[Charts and diagrams as code]
+++
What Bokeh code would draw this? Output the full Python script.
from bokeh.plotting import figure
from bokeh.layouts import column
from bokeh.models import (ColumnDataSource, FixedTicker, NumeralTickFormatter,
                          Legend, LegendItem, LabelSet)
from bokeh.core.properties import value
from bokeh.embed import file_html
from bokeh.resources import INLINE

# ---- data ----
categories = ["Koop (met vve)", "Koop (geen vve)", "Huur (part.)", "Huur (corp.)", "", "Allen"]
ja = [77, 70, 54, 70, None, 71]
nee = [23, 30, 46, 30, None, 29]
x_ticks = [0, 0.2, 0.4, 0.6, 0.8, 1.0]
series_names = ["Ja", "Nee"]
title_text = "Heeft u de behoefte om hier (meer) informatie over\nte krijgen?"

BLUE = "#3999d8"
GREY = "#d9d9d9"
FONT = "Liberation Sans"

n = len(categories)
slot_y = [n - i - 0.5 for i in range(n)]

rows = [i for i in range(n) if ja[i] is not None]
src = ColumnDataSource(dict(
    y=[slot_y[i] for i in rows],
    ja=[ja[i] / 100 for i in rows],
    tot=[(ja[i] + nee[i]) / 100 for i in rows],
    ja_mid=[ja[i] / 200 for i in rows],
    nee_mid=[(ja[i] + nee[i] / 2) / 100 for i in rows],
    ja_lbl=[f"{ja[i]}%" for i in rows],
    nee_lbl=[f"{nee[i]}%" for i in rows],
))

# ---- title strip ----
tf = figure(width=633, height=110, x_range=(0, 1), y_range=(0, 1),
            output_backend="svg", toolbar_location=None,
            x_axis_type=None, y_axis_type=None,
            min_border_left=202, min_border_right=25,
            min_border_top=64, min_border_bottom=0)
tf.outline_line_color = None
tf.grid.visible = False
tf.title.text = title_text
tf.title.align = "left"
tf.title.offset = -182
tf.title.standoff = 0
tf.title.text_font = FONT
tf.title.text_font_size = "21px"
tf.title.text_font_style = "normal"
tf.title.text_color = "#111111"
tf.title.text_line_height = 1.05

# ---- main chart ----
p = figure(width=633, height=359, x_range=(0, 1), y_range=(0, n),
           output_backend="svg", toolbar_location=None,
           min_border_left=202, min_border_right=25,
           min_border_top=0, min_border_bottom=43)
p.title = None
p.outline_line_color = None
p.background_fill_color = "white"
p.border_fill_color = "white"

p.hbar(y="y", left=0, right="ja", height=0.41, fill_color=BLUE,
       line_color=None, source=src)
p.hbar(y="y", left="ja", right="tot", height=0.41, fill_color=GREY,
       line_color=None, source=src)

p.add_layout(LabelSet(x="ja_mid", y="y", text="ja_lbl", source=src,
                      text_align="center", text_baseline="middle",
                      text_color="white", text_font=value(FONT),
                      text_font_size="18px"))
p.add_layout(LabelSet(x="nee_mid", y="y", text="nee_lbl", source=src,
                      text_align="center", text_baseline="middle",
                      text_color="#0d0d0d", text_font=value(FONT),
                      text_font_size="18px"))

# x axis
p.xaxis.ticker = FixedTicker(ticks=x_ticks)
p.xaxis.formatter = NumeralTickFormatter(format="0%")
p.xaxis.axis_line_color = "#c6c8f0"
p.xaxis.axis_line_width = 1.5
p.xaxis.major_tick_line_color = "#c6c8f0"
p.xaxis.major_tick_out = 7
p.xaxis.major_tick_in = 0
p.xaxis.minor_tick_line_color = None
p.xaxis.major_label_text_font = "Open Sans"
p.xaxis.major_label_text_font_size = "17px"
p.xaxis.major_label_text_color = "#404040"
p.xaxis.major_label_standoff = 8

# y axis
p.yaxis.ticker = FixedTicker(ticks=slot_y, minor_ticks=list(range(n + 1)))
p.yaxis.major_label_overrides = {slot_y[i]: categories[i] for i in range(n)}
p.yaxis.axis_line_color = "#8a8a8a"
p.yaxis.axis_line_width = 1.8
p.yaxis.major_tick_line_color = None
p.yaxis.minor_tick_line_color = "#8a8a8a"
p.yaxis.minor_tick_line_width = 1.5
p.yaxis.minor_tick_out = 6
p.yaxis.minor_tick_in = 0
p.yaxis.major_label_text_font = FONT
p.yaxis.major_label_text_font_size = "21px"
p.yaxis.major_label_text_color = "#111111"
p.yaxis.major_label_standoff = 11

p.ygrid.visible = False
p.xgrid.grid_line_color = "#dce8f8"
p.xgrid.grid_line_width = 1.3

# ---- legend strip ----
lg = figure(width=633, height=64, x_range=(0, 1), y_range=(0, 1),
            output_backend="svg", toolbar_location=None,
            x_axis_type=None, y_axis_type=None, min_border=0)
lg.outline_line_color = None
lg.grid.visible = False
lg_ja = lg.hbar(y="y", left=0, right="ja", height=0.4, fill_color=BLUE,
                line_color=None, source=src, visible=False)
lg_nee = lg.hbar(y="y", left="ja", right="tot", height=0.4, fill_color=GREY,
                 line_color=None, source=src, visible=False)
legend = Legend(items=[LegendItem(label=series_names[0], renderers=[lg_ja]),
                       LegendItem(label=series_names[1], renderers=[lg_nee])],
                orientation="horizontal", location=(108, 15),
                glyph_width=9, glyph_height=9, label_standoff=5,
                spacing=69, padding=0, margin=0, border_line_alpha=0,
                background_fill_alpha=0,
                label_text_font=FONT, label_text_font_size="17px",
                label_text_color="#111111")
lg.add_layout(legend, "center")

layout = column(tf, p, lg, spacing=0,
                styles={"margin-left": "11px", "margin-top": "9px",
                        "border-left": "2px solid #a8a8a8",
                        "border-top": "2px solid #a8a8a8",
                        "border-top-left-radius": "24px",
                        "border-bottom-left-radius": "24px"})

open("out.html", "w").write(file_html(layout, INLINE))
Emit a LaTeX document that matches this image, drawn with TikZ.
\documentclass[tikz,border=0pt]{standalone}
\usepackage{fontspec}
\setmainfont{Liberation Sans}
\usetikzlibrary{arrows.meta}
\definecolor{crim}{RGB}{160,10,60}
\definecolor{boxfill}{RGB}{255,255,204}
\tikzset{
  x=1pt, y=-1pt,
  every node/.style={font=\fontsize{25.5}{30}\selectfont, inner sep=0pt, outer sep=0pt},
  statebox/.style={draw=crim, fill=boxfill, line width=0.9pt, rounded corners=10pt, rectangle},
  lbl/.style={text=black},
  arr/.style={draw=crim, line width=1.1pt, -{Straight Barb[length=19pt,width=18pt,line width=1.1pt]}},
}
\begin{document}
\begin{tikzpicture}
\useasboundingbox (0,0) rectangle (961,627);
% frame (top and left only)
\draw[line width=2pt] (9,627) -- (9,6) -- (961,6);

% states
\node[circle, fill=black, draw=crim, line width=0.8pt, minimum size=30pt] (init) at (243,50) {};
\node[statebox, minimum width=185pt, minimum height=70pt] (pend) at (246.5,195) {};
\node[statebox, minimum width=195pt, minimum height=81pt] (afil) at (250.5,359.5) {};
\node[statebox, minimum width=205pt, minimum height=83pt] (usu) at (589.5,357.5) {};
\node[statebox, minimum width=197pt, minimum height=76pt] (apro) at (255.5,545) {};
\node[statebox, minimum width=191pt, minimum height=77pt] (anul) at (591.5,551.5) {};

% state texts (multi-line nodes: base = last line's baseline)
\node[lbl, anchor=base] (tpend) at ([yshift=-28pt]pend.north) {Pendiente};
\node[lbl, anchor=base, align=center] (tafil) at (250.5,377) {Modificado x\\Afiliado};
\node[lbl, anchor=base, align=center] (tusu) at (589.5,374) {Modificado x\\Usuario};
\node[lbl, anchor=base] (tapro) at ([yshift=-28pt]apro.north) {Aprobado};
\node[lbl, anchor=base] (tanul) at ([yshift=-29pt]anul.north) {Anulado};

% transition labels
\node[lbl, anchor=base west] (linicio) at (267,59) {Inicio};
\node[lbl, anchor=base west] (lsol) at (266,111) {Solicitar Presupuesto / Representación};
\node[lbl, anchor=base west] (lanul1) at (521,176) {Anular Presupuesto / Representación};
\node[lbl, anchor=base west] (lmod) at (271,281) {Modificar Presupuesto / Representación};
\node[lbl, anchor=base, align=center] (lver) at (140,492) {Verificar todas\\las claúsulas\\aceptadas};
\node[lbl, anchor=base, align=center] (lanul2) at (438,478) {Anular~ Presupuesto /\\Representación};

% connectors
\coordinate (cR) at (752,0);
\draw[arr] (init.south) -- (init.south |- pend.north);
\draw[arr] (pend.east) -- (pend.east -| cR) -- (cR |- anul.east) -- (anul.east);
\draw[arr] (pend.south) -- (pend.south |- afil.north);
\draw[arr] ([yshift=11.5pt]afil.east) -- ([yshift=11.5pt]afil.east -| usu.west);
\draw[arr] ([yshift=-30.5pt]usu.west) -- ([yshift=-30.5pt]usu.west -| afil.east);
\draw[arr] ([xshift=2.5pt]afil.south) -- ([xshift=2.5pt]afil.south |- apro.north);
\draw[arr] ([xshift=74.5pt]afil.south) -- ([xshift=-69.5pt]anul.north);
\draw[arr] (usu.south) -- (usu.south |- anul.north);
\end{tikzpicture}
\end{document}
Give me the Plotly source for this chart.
+++
The lines to be given again exactly are those from the one containing "Emit a LaTeX" up to and including the one containing "(9,6) -- (961,6);".

Emit a LaTeX document that matches this image, drawn with TikZ.
\documentclass[tikz,border=0pt]{standalone}
\usepackage{fontspec}
\setmainfont{Liberation Sans}
\usetikzlibrary{arrows.meta}
\definecolor{crim}{RGB}{160,10,60}
\definecolor{boxfill}{RGB}{255,255,204}
\tikzset{
  x=1pt, y=-1pt,
  every node/.style={font=\fontsize{25.5}{30}\selectfont, inner sep=0pt, outer sep=0pt},
  statebox/.style={draw=crim, fill=boxfill, line width=0.9pt, rounded corners=10pt, rectangle},
  lbl/.style={text=black},
  arr/.style={draw=crim, line width=1.1pt, -{Straight Barb[length=19pt,width=18pt,line width=1.1pt]}},
}
\begin{document}
\begin{tikzpicture}
\useasboundingbox (0,0) rectangle (961,627);
% frame (top and left only)
\draw[line width=2pt] (9,627) -- (9,6) -- (961,6);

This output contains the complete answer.